• [TASK REQUIREMENTS]: Extract every line where the string "this" appears.

++++ RECORDS FOR PROCESSING ++++

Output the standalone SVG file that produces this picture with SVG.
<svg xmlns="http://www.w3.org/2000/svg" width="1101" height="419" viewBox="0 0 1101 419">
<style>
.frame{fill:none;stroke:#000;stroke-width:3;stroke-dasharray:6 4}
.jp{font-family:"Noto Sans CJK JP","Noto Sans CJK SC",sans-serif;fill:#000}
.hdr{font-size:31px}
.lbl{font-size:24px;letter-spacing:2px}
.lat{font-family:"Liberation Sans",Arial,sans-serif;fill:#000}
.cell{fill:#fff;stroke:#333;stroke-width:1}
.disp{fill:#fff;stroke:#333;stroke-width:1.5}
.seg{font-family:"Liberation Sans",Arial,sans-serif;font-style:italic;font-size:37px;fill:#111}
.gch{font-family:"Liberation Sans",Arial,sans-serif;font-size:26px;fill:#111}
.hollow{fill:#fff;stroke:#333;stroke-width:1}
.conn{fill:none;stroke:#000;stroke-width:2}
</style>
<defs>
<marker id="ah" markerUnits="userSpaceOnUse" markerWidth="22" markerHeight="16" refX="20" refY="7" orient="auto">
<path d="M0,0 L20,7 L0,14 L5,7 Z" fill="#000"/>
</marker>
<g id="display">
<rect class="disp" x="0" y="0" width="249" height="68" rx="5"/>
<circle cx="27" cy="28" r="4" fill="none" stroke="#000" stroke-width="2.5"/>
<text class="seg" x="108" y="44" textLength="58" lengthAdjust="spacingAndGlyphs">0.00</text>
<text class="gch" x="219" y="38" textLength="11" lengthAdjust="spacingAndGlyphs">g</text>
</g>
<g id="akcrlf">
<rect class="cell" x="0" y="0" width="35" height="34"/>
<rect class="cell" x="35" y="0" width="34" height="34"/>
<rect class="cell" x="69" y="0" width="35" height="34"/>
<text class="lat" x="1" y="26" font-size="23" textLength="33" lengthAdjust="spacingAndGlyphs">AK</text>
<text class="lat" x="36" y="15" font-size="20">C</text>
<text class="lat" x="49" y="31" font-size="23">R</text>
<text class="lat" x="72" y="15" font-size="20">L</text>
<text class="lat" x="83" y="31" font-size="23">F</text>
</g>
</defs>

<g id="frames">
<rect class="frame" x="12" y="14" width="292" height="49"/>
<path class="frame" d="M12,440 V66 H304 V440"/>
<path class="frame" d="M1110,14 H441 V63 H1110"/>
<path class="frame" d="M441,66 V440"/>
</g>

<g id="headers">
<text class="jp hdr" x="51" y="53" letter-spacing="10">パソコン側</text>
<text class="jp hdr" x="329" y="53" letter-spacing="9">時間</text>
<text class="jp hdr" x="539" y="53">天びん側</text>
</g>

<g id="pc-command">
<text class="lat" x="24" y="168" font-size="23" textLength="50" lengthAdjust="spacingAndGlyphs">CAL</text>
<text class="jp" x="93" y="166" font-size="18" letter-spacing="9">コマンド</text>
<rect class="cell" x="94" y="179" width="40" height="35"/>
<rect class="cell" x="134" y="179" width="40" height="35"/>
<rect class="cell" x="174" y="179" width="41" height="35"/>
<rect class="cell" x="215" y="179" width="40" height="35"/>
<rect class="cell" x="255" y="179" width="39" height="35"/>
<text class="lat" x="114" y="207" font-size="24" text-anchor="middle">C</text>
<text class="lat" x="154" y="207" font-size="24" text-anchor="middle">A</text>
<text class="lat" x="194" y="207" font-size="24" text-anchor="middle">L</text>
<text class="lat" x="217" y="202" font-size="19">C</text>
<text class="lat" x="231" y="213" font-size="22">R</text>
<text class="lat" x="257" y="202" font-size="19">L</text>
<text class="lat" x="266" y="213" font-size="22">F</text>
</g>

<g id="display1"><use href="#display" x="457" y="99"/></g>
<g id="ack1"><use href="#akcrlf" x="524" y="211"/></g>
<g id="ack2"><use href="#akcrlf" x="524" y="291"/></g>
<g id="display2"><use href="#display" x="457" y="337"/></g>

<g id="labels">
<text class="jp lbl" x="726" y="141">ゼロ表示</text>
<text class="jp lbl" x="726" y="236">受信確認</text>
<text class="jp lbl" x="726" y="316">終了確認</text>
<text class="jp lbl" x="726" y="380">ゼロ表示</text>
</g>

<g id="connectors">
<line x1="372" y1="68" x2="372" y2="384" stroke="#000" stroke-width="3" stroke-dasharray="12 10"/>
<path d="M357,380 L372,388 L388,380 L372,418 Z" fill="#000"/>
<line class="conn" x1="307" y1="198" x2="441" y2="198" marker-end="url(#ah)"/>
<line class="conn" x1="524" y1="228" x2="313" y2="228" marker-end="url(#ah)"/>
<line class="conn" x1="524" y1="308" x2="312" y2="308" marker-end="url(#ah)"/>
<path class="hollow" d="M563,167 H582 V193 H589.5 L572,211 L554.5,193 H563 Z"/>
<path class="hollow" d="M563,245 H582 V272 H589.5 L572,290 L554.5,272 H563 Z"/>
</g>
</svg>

++++
++++ RECORDS FOR PROCESSING ++++

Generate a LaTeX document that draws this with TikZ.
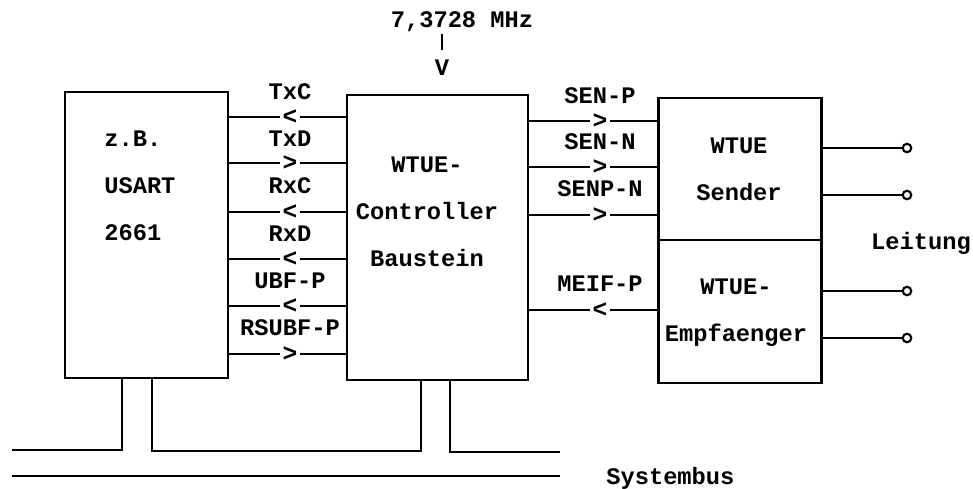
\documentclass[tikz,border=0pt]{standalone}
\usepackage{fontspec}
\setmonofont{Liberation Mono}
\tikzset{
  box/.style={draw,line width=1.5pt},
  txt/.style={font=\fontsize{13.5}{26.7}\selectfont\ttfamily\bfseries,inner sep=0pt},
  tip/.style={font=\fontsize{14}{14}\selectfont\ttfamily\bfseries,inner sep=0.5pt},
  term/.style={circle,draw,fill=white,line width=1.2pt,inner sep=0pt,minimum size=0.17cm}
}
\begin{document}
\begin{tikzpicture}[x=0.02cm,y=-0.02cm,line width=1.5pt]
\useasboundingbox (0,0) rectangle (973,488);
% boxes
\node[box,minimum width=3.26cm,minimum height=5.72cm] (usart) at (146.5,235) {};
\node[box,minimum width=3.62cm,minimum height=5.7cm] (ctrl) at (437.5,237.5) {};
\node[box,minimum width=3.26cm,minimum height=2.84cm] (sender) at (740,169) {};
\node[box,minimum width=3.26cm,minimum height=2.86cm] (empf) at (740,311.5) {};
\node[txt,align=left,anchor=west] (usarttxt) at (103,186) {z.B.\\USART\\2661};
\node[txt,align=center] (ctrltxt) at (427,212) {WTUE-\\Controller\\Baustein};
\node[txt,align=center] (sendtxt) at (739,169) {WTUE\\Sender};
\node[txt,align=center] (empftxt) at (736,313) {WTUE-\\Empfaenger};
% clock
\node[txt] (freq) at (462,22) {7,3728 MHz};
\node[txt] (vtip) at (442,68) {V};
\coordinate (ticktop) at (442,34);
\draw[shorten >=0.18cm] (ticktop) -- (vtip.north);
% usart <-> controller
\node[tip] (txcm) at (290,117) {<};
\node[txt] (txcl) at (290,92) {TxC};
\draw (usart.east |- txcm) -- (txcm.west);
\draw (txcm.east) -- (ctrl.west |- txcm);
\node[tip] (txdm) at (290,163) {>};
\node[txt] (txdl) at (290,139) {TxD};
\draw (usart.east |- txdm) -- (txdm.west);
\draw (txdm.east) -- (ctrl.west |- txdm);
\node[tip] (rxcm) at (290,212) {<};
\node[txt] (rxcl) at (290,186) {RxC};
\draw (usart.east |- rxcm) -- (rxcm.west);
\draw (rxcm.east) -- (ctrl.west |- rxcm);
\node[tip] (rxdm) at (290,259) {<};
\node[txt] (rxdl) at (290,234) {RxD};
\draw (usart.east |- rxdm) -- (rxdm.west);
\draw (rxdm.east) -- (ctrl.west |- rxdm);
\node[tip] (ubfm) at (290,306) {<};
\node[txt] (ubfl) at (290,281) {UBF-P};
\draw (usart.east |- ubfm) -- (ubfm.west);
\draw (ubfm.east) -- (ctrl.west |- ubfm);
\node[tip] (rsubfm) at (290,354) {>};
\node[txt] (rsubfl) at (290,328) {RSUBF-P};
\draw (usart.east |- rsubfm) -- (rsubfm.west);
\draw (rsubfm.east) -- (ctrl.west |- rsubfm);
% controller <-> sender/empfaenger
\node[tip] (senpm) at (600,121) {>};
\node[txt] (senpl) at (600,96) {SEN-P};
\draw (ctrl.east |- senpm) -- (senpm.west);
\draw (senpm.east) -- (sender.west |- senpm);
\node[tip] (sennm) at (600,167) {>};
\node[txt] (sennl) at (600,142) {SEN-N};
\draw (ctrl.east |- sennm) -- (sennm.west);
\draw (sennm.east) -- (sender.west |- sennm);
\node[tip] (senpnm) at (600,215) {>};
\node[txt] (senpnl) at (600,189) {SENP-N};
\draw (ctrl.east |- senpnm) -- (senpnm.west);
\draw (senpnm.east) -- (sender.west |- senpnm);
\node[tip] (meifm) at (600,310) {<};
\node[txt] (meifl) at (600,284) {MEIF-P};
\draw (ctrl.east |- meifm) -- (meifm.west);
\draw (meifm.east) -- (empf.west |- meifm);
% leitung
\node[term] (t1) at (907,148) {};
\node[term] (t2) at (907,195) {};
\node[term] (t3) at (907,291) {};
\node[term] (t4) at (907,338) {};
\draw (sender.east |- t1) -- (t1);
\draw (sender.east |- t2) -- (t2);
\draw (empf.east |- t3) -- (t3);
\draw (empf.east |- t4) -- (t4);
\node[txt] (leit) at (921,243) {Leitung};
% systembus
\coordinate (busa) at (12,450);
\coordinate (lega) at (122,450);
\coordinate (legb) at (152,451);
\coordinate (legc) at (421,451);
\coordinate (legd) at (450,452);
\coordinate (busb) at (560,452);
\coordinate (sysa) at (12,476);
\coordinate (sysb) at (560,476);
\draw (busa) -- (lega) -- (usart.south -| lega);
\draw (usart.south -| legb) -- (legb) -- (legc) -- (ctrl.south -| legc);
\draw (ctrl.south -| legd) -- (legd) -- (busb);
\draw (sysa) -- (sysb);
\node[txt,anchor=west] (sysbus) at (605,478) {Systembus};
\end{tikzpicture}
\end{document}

++++

• [RESULT]:
Output the standalone SVG file that produces this picture with SVG.
Generate a LaTeX document that draws this with TikZ.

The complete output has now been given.